The U.S.’s hedging on investigating Taliban’s terrorist activities and its links with bin Laden were premised on the belief that a quid pro quo deal could be arranged with Taliban. The deal, apparently, was oil for diplomatic and international recognition. One important reason for Operation Enduring Freedom could well be securing American oil interests in the region. It would not be surprising if the pipeline project were put back on track soon. Even a cursory look at the oil potential of the Central Asian region is enough to understand the American interest in this region. The Caspian Sea basin encompassing countries like Azerbaijan, Kazakhstan, Turkmenistan, and Uzbekistan are believed to possess some 200 billion barrels of oil, which is about one-third the amount found in the Persian Gulf area.

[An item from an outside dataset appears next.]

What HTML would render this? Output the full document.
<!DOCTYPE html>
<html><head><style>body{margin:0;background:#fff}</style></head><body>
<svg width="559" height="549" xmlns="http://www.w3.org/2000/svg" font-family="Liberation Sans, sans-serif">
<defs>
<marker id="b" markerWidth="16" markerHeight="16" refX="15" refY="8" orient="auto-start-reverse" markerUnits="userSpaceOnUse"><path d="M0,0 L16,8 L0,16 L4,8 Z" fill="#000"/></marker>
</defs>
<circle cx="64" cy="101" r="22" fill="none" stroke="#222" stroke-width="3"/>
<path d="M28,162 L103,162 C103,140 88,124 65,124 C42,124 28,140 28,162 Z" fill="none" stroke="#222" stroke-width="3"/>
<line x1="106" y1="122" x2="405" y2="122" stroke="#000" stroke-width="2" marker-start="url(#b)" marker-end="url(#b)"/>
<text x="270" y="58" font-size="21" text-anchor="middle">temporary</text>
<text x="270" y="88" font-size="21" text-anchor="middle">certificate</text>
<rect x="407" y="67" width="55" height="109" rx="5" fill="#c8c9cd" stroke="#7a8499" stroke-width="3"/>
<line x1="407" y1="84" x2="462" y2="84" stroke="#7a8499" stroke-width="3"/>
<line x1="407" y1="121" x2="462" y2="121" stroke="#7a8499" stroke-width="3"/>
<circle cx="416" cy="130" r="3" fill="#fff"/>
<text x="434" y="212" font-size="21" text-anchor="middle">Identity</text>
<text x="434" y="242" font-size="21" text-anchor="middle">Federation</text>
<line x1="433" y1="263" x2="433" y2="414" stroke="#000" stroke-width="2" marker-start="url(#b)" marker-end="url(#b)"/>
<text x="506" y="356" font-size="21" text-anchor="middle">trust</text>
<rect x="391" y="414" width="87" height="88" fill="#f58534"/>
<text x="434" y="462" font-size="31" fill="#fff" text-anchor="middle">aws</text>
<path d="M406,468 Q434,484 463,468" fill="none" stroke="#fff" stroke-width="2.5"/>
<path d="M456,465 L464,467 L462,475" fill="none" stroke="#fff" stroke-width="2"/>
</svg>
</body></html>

The greater Gulf area, encompassing Iran, Iraq, Kuwait, Oman, Saudi Arabia, the UAE, and other adjacent countries, has been a center of international oil politics. First, the British fought to gain control over the area’s petroleum wealth, followed by the French. But in the post-World War II scenario, the U.S. emerged as the dominant power in the region, because its energy security and economic prosperity depended on the uninterrupted oil supply from this region. In March 1945, President Franklin D. Roosevelt and King Addel Aziz ibn Saud signed a secret agreement, which forged a long-lasting strategic partnership. Though the details of the agreement remains secret till date, the deal ensured privileged U.S. access to Saudi oil, in return for U.S. protection of the royal family from internal and external threats.

However, the U.S. dependence on Middle Eastern oil is not a secret. The U.S. national energy policy, released by the Bush administration earlier this year, stated, “The Gulf will be a primary focus of U.S. international energy policy.” According to Michael T. Klare, professor of peace and world security studies at Hampshire College in Amherst, and author of Resource Wars: The New Landscape of Global Conflict, by launching Operation Enduring Freedom, the U.S. wants to achieve two sets of objectives: “First, to capture and punish those responsible for the September 11 attacks, and to prevent further acts of terrorism; and two, to consolidate U.S. power in the Persian Gulf and Caspian Sea area, and to ensure continued flow of oil. And while the second set may get far less public attention than the first, this does not mean that is any less important.”

With many senior members of the Bush administration linked to major oil business interests, it is more than a matter of coincidence that the U.S. is involved in a war in Afghanistan. Vice-President Dick Cheney was, until the end of last year, president of Halliburton, a company that provides services for the oil industry. U.S. National Security Advisor Condoleezza Rice was, between 1991 and 2000, manager for Chevron; the secretaries of commerce and energy, Donald Evans and Stanley Abraham, worked for Tom Brown, another oil giant.

There is, therefore, more to the war against terrorism than the Bush administration is willing to admit. So, Operation Enduring Freedom wants to do the following:

• Destroy the Taliban and Al Qaeda;

• Counter and destroy the threat to Central Asian countries from Islamic extremists supported by bin Laden and the Taliban. The Americans have conducted joint military exercises with forces of some Central Asian countries, and prior to start of the military operations in Afghanistan, signed agreements of cooperation with Uzbekistan, Tajikistan, and Kyrgyzhstan;

• Negate the Taliban and Al Qaeda objective of replacing the existing Central Asian governments with militant Islamic regimes.

By achieving all these objectives, Operation Enduring Freedom will also secure the U.S.’s oil interests in the Caspian Sea area.